Mail-in voting was already common in Germany before the pandemic but election organizers expect as many as 50% mail-in ballots this time around, up from 28.6% in the 2017 election, given the Covid-19 situation, Deutsche Welle reported.
What’s certain is that the next government will be a coalition, with no one party expected to gain enough seats to govern alone. Analysts have spent many months speculating on what form a coalition government could take, and whether the CDU-CSU could find itself in opposition after many years in power. Coalition talks in any case are likely to take weeks, and potentially months.
“Each of the two major parties (the SPD and CDU/CSU) could form a coalition with the Greens and the center-right Liberals (FDP),” Carsten Nickel, deputy director of research at Teneo Intelligence, said in a note Wednesday.
“A left-of-center government of SPD, the Greens, and the post-communist Left (Die Linke) – and perhaps even another grand coalition of SPD and CDU/CSU – might also be possible numerically, but will not be the first choice,”
“Party leaderships will assess the official results in meetings on Monday morning, formally offering exploratory talks to potential coalition partners. These talks, as well as subsequent coalition negotiations, might take several weeks, given the likely need to forge an untested three-way coalition. As in 2017, coalition negotiations could still fail at a late stage, necessitating the search for alternative combinations,” Nickel noted.

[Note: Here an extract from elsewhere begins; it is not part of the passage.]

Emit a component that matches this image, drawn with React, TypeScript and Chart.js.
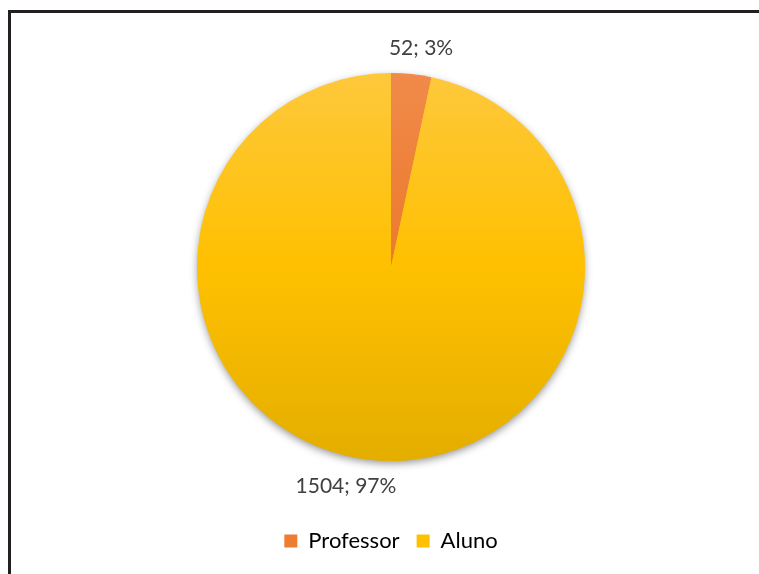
import React, { useEffect, useRef } from "react";
import { Chart, registerables } from "chart.js";

Chart.register(...registerables);

const categories = ["Professor", "Aluno"];
const values = [52, 1504];
const labelDx = [7, -22];

const FONT = "Lato, 'Open Sans', sans-serif";

const shadowPlugin = {
  id: "pieShadow",
  beforeDatasetsDraw(chart: any) {
    const meta = chart.getDatasetMeta(0);
    const arc = meta.data[0];
    if (!arc) return;
    const { x, y, outerRadius } = arc.getProps(["x", "y", "outerRadius"], true);
    const ctx = chart.ctx;
    ctx.save();
    ctx.shadowColor = "rgba(0,0,0,0.45)";
    ctx.shadowBlur = 9;
    ctx.shadowOffsetY = 3;
    ctx.beginPath();
    ctx.arc(x, y, outerRadius - 1, 0, Math.PI * 2);
    ctx.fillStyle = "#f0b800";
    ctx.fill();
    ctx.restore();
  },
};

const labelPlugin = {
  id: "pieLabels",
  afterDatasetsDraw(chart: any) {
    const ctx = chart.ctx;
    const meta = chart.getDatasetMeta(0);
    const data = chart.data.datasets[0].data as number[];
    const total = data.reduce((a, b) => a + b, 0);
    ctx.save();
    ctx.font = `21px ${FONT}`;
    ctx.fillStyle = "#404040";
    ctx.textAlign = "center";
    ctx.textBaseline = "middle";
    meta.data.forEach((arc: any, i: number) => {
      const { x, y, startAngle, endAngle, outerRadius } = arc.getProps(
        ["x", "y", "startAngle", "endAngle", "outerRadius"],
        true
      );
      const mid = (startAngle + endAngle) / 2;
      const r = outerRadius + 26;
      const px = x + Math.cos(mid) * r + labelDx[i];
      const py = y + Math.sin(mid) * r;
      const pct = Math.round((data[i] / total) * 100);
      ctx.fillText(`${data[i]}; ${pct}%`, px, py);
    });
    ctx.restore();
  },
};

function gradient(ctx: any, stops: [number, string][], fallback: string) {
  const chart = ctx.chart;
  const area = chart.chartArea;
  if (!area) return fallback;
  const meta = chart.getDatasetMeta(0);
  const arc = meta.data[0];
  let top = area.top;
  let bottom = area.bottom;
  if (arc && arc.outerRadius) {
    top = arc.y - arc.outerRadius;
    bottom = arc.y + arc.outerRadius;
  }
  const g = chart.ctx.createLinearGradient(0, top, 0, bottom);
  stops.forEach(([o, c]) => g.addColorStop(o, c));
  return g;
}

export default function App() {
  const ref = useRef<HTMLCanvasElement>(null);
  useEffect(() => {
    if (!ref.current) return;
    const chart = new Chart(ref.current, {
      type: "pie",
      data: {
        labels: categories,
        datasets: [
          {
            data: values,
            backgroundColor: (c: any) =>
              c.dataIndex === 0
                ? gradient(c, [[0, "#F28E52"], [0.5, "#EB7A2C"], [1, "#D4661C"]], "#ED7D31")
                : gradient(c, [[0, "#FEC83C"], [0.5, "#FFC000"], [1, "#E4AE00"]], "#FFC000"),
            borderWidth: 0,
          } as any,
        ],
      },
      options: {
        animation: false,
        responsive: false,
        radius: 194,
        layout: { padding: { top: 21, bottom: 12, left: 23, right: 0 } },
        plugins: {
          legend: {
            position: "bottom",
            labels: {
              boxWidth: 13,
              boxHeight: 13,
              padding: 17,
              color: "#595959",
              font: { size: 22, family: FONT },
              generateLabels: (chart: any) =>
                chart.data.labels.map((l: string, i: number) => ({
                  text: l,
                  fillStyle: i === 0 ? "#ED7D31" : "#FFC000",
                  strokeStyle: "rgba(0,0,0,0)",
                  lineWidth: 0,
                  index: i,
                  hidden: false,
                })),
            },
          },
          tooltip: { enabled: false },
        },
      } as any,
      plugins: [shadowPlugin, labelPlugin],
    });
    return () => chart.destroy();
  }, []);
  return (
    <div
      style={{
        position: "absolute",
        left: 0,
        top: 0,
        width: 759,
        height: 574,
        background: "#fff",
        overflow: "hidden",
      }}
    >
      <div
        style={{
          position: "absolute",
          left: 8,
          top: 10,
          width: 800,
          height: 700,
          border: "3px solid #231f20",
          boxSizing: "border-box",
        }}
      />
      <canvas
        ref={ref}
        width={759}
        height={574}
        style={{ position: "absolute", left: 0, top: 0, width: 759, height: 574 }}
      />
    </div>
  );
}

Factors to watch will be whether the slight improvement in the polls for CDU-CSU turns into some last-minute momentum on election day, Nickel said, as well as how the Greens fare.
“Since Annalena Baerbock fell back into third place, she has put in solid performances in the TV debates, presenting herself as an alternative to her two male contenders wrangling with each other; combined with the expected high turnout in cities and via postal ballot, the Greens’ result could potentially still surprise.”
The economy
As for the economy, Europe’s largest, whoever takes the helm at the chancellery will have challenges on their hands, Barclays’ Macro Research Analyst Mark Cus Babic noted Thursday.
“A robust economic recovery is underway and the short-term outlook remains solid, in our view, irrespective of the election outcome but with the drawdown of pandemic savings and supply disruptions as key risks. However, several challenges loom. The medium-term outlook will depend on how the new government tackles them,” he said.
“Germany faces key challenges such as implementing and paying for the green transition, the need for digital transformation, a rapidly ageing population, sluggish productivity growth, and reliance on exports, including to China.”
Whether Germany remains the engine of European growth will likely depend on economic policies that the next German government puts in place to overcome these key challenges, Cus Babic noted. “Uncertainty on the outcome of the elections is high, with polls suggesting the new German government will likely be a three-party coalition whose economic policy agenda will be defined during the coalition talks, with the first consequences materialising from 2023.”